A View from David Zax
Solar Disinfecting Device for the Developing World
A team at Rice says it can sterilize medical instruments using the sun. The technology could help bring safe surgical procedures to parts of the developing world that lack them.
The ever-industrious engineering students at Rice have made another promising device with medical applications. They’ve modified a solar power apparatus, tweaking it so that it can reach temperatures sufficient to sterilize surgical instruments. The technology could potentially bring effective sterilizing techniques to parts of the developing world that have traditionally lacked them.
The Rice students’ sun-powered autoclave is a modification, essentially, on a much older device, the Capteur Soleil, invented by the Frenchman Jean Boubour. The Capteur Soleil looks something like a metallic swingset, with curved panels to capture solar power. The Rice students then added a specially insulated box containing the autoclave.
Here’s how the system works. The sunlight’s energy is channeled and used to generate steam. A less inventive design might have simply sent that steam right into the autoclave to sterilize instruments.

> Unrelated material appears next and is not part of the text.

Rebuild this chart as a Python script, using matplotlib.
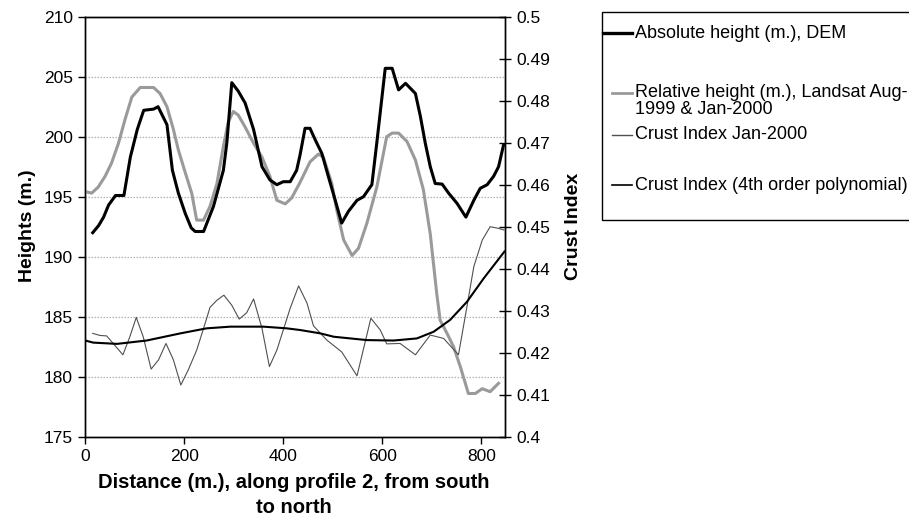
import matplotlib
matplotlib.use('Agg')
import matplotlib.pyplot as plt
from matplotlib.lines import Line2D
from matplotlib.patches import Rectangle

plt.rcParams['font.family'] = ['Liberation Sans', 'DejaVu Sans']

# ---------------- data ----------------
abs_x = [15, 27, 37, 47, 61, 78, 91, 105, 118, 138, 147, 165, 176, 188, 202, 214, 222, 239,
         259, 279, 286, 296, 309, 323, 340, 357, 373, 387, 400, 414, 427, 434, 444, 454, 465,
         478, 491, 505, 518, 532, 549, 562, 579, 589, 606, 620, 633, 647, 667, 677, 687, 697,
         707, 721, 734, 751, 769, 785, 798, 812, 825, 835, 845]
abs_h = [192.0, 192.6, 193.3, 194.3, 195.1, 195.1, 198.3, 200.6, 202.2, 202.3, 202.5, 201.0,
         197.2, 195.3, 193.6, 192.4, 192.1, 192.1, 194.2, 197.2, 199.5, 204.5, 203.8, 202.8,
         200.6, 197.5, 196.4, 196.0, 196.25, 196.25, 197.2, 198.5, 200.7, 200.7, 199.7, 198.6,
         196.7, 194.7, 192.8, 193.8, 194.7, 195.0, 196.0, 199.5, 205.7, 205.7, 203.9, 204.45,
         203.6, 201.7, 199.45, 197.5, 196.1, 196.05, 195.3, 194.45, 193.3, 194.7, 195.7, 196.0,
         196.7, 197.5, 199.3]

rel_x = [2, 13, 26, 40, 53, 67, 80, 94, 111, 138, 151, 165, 178, 188, 202, 215, 225, 239,
         252, 266, 279, 289, 299, 309, 323, 340, 357, 373, 387, 404, 417, 434, 454, 471, 481,
         498, 508, 522, 539, 552, 569, 589, 609, 620, 633, 650, 667, 683, 697, 710, 717, 731,
         744, 758, 774, 788, 802, 818, 835]
rel_h = [195.4, 195.3, 195.8, 196.7, 197.8, 199.45, 201.4, 203.3, 204.1, 204.1, 203.6, 202.5,
         200.6, 198.9, 197.0, 195.3, 193.05, 193.05, 194.2, 196.1, 199.2, 201.25, 202.1, 201.8,
         200.8, 199.45, 198.3, 196.7, 194.7, 194.4, 194.9, 196.2, 197.9, 198.55, 198.3, 196.1,
         193.9, 191.4, 190.1, 190.7, 192.8, 195.8, 200.0, 200.3, 200.3, 199.6, 198.05, 195.6,
         191.9, 186.95, 184.7, 183.6, 182.5, 180.8, 178.6, 178.6, 179.0, 178.75, 179.45]

crust_x = [15, 30, 43, 57, 76, 90, 103, 117, 133, 148, 163, 178, 193, 208, 225, 239, 252,
           266, 280, 296, 311, 326, 340, 357, 372, 387, 400, 414, 431, 448, 461, 488, 518,
           549, 577, 596, 609, 636, 667, 697, 724, 754, 771, 785, 802, 818, 835, 846]
crust_ci = [0.4246, 0.4241, 0.4240, 0.4221, 0.4195, 0.4238, 0.4284, 0.4238, 0.4161, 0.4183,
            0.4222, 0.4183, 0.4123, 0.4159, 0.4206, 0.4258, 0.4308, 0.4325, 0.4337, 0.4313,
            0.4280, 0.4295, 0.4328, 0.4258, 0.4167, 0.4206, 0.4254, 0.4306, 0.4359, 0.4318,
            0.4264, 0.4230, 0.4202, 0.4145, 0.4282, 0.4254, 0.4221, 0.4222, 0.4195, 0.4242,
            0.4234, 0.4195, 0.4309, 0.4405, 0.4468, 0.4500, 0.4496, 0.4492]

poly_x = [0, 16, 64, 124, 192, 245, 293, 360, 407, 434, 475, 502, 569, 623, 670, 704, 737,
          771, 805, 847]
poly_ci = [0.4229, 0.4224, 0.4221, 0.4229, 0.4246, 0.4258, 0.4262, 0.4262, 0.4258, 0.4254,
           0.4246, 0.4238, 0.4230, 0.4229, 0.4234, 0.4250, 0.4278, 0.4321, 0.4377, 0.4441]

left_ticks = [175, 180, 185, 190, 195, 200, 205, 210]
right_ticks = [0.40, 0.41, 0.42, 0.43, 0.44, 0.45, 0.46, 0.47, 0.48, 0.49, 0.50]
right_labels = ['0.4', '0.41', '0.42', '0.43', '0.44', '0.45', '0.46', '0.47', '0.48', '0.49', '0.5']
x_ticks = [0, 200, 400, 600, 800]

legend_labels = ['Absolute height (m.), DEM',
                 'Relative height (m.), Landsat Aug-\n1999 & Jan-2000',
                 'Crust Index Jan-2000',
                 'Crust Index (4th order polynomial)']

# ---------------- figure ----------------
W, H = 909, 527
fig = plt.figure(figsize=(W / 100, H / 100), dpi=100)
x0, x1, ytop, ybot = 85.3, 505.0, 16.7, 436.7
ax = fig.add_axes([x0 / W, 1 - ybot / H, (x1 - x0) / W, (ybot - ytop) / H])
ax2 = ax.twinx()

ax.set_xlim(0, 848)
ax.set_ylim(175, 210)
ax2.set_ylim(0.4, 0.5)

for v in left_ticks[1:-1]:
    ax.axhline(v, color='#b4b4b4', lw=0.9, ls=(0, (1.2, 1.2)), zorder=0)

ax.plot(rel_x, rel_h, color='#9a9a9a', lw=2.2, zorder=3, solid_joinstyle='round')
ax.plot(abs_x, abs_h, color='#000000', lw=2.2, zorder=4, solid_joinstyle='round')
ax2.plot(crust_x, crust_ci, color='#505050', lw=0.8, zorder=3)
ax2.plot(poly_x, poly_ci, color='#000000', lw=1.5, zorder=4)

ax.set_xticks(x_ticks)
ax.set_yticks(left_ticks)
ax2.set_yticks(right_ticks)
ax2.set_yticklabels(right_labels)

for a in (ax, ax2):
    for s in a.spines.values():
        s.set_color('#000000')
        s.set_linewidth(1.0)
ax.tick_params(axis='both', direction='out', length=5, width=1, labelsize=12.5, pad=4)
ax2.tick_params(axis='y', direction='inout', length=8, width=1, labelsize=12.5, pad=4)

fig.text(28 / W, 1 - 226 / H, 'Heights (m.)', rotation=90, ha='center', va='center',
         fontsize=14, fontweight='bold')
fig.text(573 / W, 1 - 226 / H, 'Crust Index', rotation=90, ha='center', va='center',
         fontsize=14, fontweight='bold')
fig.text(294 / W, 1 - 495 / H, 'Distance (m.), along profile 2, from south\nto north',
         ha='center', va='center', fontsize=14.5, fontweight='bold', linespacing=1.4)

# ---------------- legend (manual, in figure pixels) ----------------
def fx(px):
    return px / W

def fy(py):
    return 1 - py / H

box = Rectangle((fx(602), fy(220)), fx(320), (220 - 12) / H, transform=fig.transFigure,
                facecolor='white', edgecolor='black', lw=1.0, clip_on=False)
fig.patches.append(box)

entries = [
    (33, 603, '#000000', 2.4, legend_labels[0], 33),
    (93, 612, '#9a9a9a', 2.0, legend_labels[1], 101),
    (135, 612, '#505050', 1.0, legend_labels[2], 135),
    (185, 612, '#000000', 1.2, legend_labels[3], 185),
]
for ly, lx0, col, lw, lab, ty in entries:
    fig.lines.append(Line2D([fx(lx0), fx(632)], [fy(ly), fy(ly)], transform=fig.transFigure,
                            color=col, lw=lw))
    fig.text(fx(635), fy(ty), lab, ha='left', va='center', fontsize=13, linespacing=1.0)

fig.savefig('out.png', dpi=100)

Instead, the team decided to use the steam to heat a conductive hotplate. The circular hotplate was designed in such a manner as to equally distribute the hot steam as it enters. A YouTube video explaining the project shows the hotplate (it’s around the 0:50 mark), which looks something like crop circles, or a circular labyrinth. As the steam gets ferried through the loops in the labyrinth, it gives “a nice, even heat transfer to the bottom of the autoclave,” says William Dunk, one of the students behind the project, in the video.
The hot plate essentially renders the whole apparatus a stovetop. The autoclave, which a press release describes wonderfully colloquially as “like a tricked-out pressure cooker,” is in a plywood frame and features silicon-based Thermablok insulation, which is derived from no less than NASA research on how to insulate the space shuttle.
Maintaining an autoclave at 121 degrees Celsius for a half-hour is the benchmark set by the Centers for Disease Control and Prevention for an environment that renders instruments sterile, “and we’ve found we’re able to do that pretty easily,” one of the students, Sam Major, recently said. They ran a test using some biological spores from a test kit. After running them through the autoclave, all the spores were dead.
The Rice team isn’t the only group interested in using solar power to sterilize instruments. The World Health Organization has posted information (PDF) on a research group called Solarclave that developed a similar apparatus in partnership with universities and NGOs. As for the Rice team’s device, it’s really “the latest iteration of a much larger project,” in the words of the team’s faculty adviser, Doug Schuler.